LA PLUPART des méningiomes sont sporadiques. Une petite proportion est attribuée à des gènes de grande pénétrance, qui produisent des agrégations familiales, mais elles sont rares et généralement associées à une neurofibromatose de type 2.
Toutefois, des agrégations familiales de méningiome ont été trouvées en dehors de toute présence d'une neurofibromatose. D'où l'hypothèse de gènes supplémentaires.
On sait peu de choses sur l'étiologie des méningiomes, si ce n'est que l'exposition aux rayons ionisants est un facteur environnemental dont l'effet est démontré. L'origine de cette démonstration provient d'une étude israélienne portant sur des immigrants traités dans les années 1950 par irradiation du cuir chevelu pour un tinea capitis, une dermatose mycosique qui atteignait des proportions épidémiques chez les ressortissants venus d'Afrique du Nord. A cette époque, les immigrants en Israël (comme dans d'autres pays) recevaient une dose curative de rayons X qui provoquait une alopécie temporaire.
Un risque relatif de 9,5.
Une cohorte de 10 842 immigrants irradiés pour tinea capitis et un nombre égal de témoins sont suivis depuis cinquante ans, la Tinea capitis Cohort (plus de 500 familles). Dans cette cohorte, on a constaté une augmentation significative des méningiomes, avec un risque relatif de 9,5.
Toutefois, moins de 1 % des personnes irradiées ont une tumeur, ce qui indique l'intervention d'autres facteurs après le début du processus tumoral dû aux radiations.
Le groupe qui suit la Tinea capitis Cohort a testé l'hypothèse d'une susceptibilité génétique présidant à l'acquisition de la tumeur chez les personnes irradiées. Il conclut à l'existence d'une telle prédisposition et à la nécessité de poursuivre les investigations si l'on veut identifier les gènes spécifiques.
Les études futures pourraient tenter de trouver des composants génétiques qui modifient les aptitudes individuelles à tolérer les dommages de l'ADN ou bien à les réparer avec succès. «Des gènes qui contrôlent la réparation de l'ADN et le contrôle du cycle cellulaire, comme le gène de l'ataxie télangiectasie, pourraient représenter de bons candidats.»
Cette susceptibilité génétique pourrait expliquer les agrégations de méningiomes dans des familles, où plusieurs membres ont été exposés à des agents carcinogènes. Les dermatoses mycosiques du cuir chevelu étant contagieuses, des fratries entières ont été traitées par irradiation. Elles ont pu être comparées à d'autres familles non exposées aux radiations.

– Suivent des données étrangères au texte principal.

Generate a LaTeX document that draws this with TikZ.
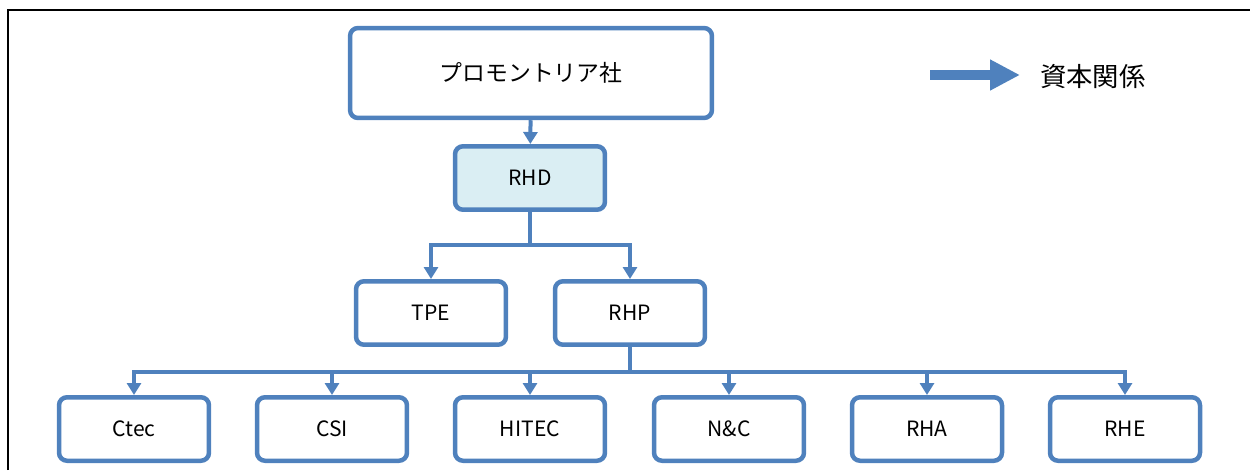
\documentclass[tikz,border=0pt]{standalone}
\usepackage{fontspec}
\setmainfont{Noto Sans CJK JP}
\usetikzlibrary{arrows.meta}
\definecolor{officeblue}{RGB}{79,129,189}
\definecolor{paleblue}{RGB}{218,238,243}
\tikzstyle{box} = [draw=officeblue, line width=0.09cm, rounded corners=0.16cm, minimum width=3cm, minimum height=1.27cm, fill=white, font=\fontsize{12}{14}\selectfont]

\begin{document}
\begin{tikzpicture}[x=0.02cm, y=-0.02cm,
			top/.style={box, minimum width=7.24cm, minimum height=1.8cm, font=\fontsize{13}{15}\selectfont},
			hold/.style={box, fill=paleblue},
			link/.style={draw=officeblue, line width=0.08cm},
			arr/.style={link, -{Triangle[width=0.28cm,length=0.24cm]}}]
			\useasboundingbox (0,0) rectangle (1250,470);
			\draw[line width=0.04cm] (8,470) -- (8,10) -- (1250,10);
			\node (prom) [top] at (531,73) {プロモントリア社};
			\node (rhd) [hold] at (530,178) {RHD};
			\node (tpe) [box] at (431,313) {TPE};
			\node (rhp) [box] at (630,313) {RHP};
			\node (ctec) [box] at (134,429) {Ctec};
			\node (csi) [box] at (332,429) {CSI};
			\node (hitec) [box] at (530,429) {HITEC};
			\node (nc) [box] at (729,429) {N\&C};
			\node (rha) [box] at (927,429) {RHA};
			\node (rhe) [box] at (1125,429) {RHE};
			\coordinate (s1) at (530,245);
			\coordinate (s2) at (630,372);
			\draw [arr] (prom) -- (rhd);
			\draw [link] (rhd) -- (s1);
			\draw [arr] (s1) -| (tpe);
			\draw [arr] (s1) -| (rhp);
			\draw [link] (rhp) -- (s2);
			\foreach \n in {ctec,csi,hitec,nc,rha,rhe}
				\draw [arr] (s2) -| (\n);
			\coordinate (la) at (930,75);
			\coordinate (lb) at (1020,75);
			\node (legend) [anchor=west, font=\fontsize{15}{17}\selectfont] at (1034,77) {資本関係};
			\draw [officeblue, line width=0.2cm, -{Triangle[width=0.58cm,length=0.6cm]}] (la) -- (lb);
		\end{tikzpicture}
\end{document}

Dans l'étude cas-témoins présentée par Pazit Flint-Richter et coll. (Tel-Aviv), 525 familles ont été incluses. On les a divisées selon le statut du cas index de chaque famille : 160 avaient un méningiome associé à une irradiation antérieure (groupe RAM) ; 145 avaient été traités, mais n'avaient pas eu de méningiome ; 85 avaient un méningiome sans antécédents d'irradiation ; 135 n'avaient ni irradiation ni méningiome.
Une exposition à des rayons ionisants.
Les données ont été traitées à partir de questionnaires restituant l'histoire familiale et des enregistrements de cas de méningiomes dans l'Israeli Cancer Registry. Le travail a permis d'identifier 17 (11 %) familles dans le groupe RAM avec deux apparentés du premier degré qui ont eu un méningiome après une exposition à des rayons ionisants pendant l'enfance. Ce qui n'est le cas que d'une famille (1 %) dans les autres groupes (p < 0,0001). Tous les méningiomes du groupe RAM sont survenus chez des participants irradiés.
En complément, on observe une proportion accrue de cancers dans les régions irradiées – tête, cou et thorax – dans les fratries du groupe RAM, en comparaison avec les fratries du groupe irradié, mais qui n'a pas eu de méningiomes. C'est le cas pour 22 familles (10 %) du groupe RAM, par rapport à 9 (5 %) des témoins irradiés. Cet élément supplémentaire plaide en faveur d'une prédisposition génétique qui s'ajoute à l'effet promoteur des rayons ionisants.
«Cette étude fascinante offre des indices épidémiologiques solides montrant que, tout au moins dans cette population de Juifs nord-africains, les cancers associés aux rayons ionisants sont agrégés dans certaines familles plutôt que distribués au hasard dans la population irradiée», commente Eric Hall dans un éditorial.
Il en irait donc pour les méningiomes comme pour la majorité des cancers, où l'on soupçonne fortement la tumorogegèse de se développer après exposition à des carcinogènes de l'environnement, chez des individus présentant des traits génétiques qui les ont rendus plus sensibles à l'effet du carcinogène.
Pazit Flint-Ritcher et coll. « The Lancet Oncology », vol. 8, mai 2007, pp. 403-410, et commentaire, pp. 369-370.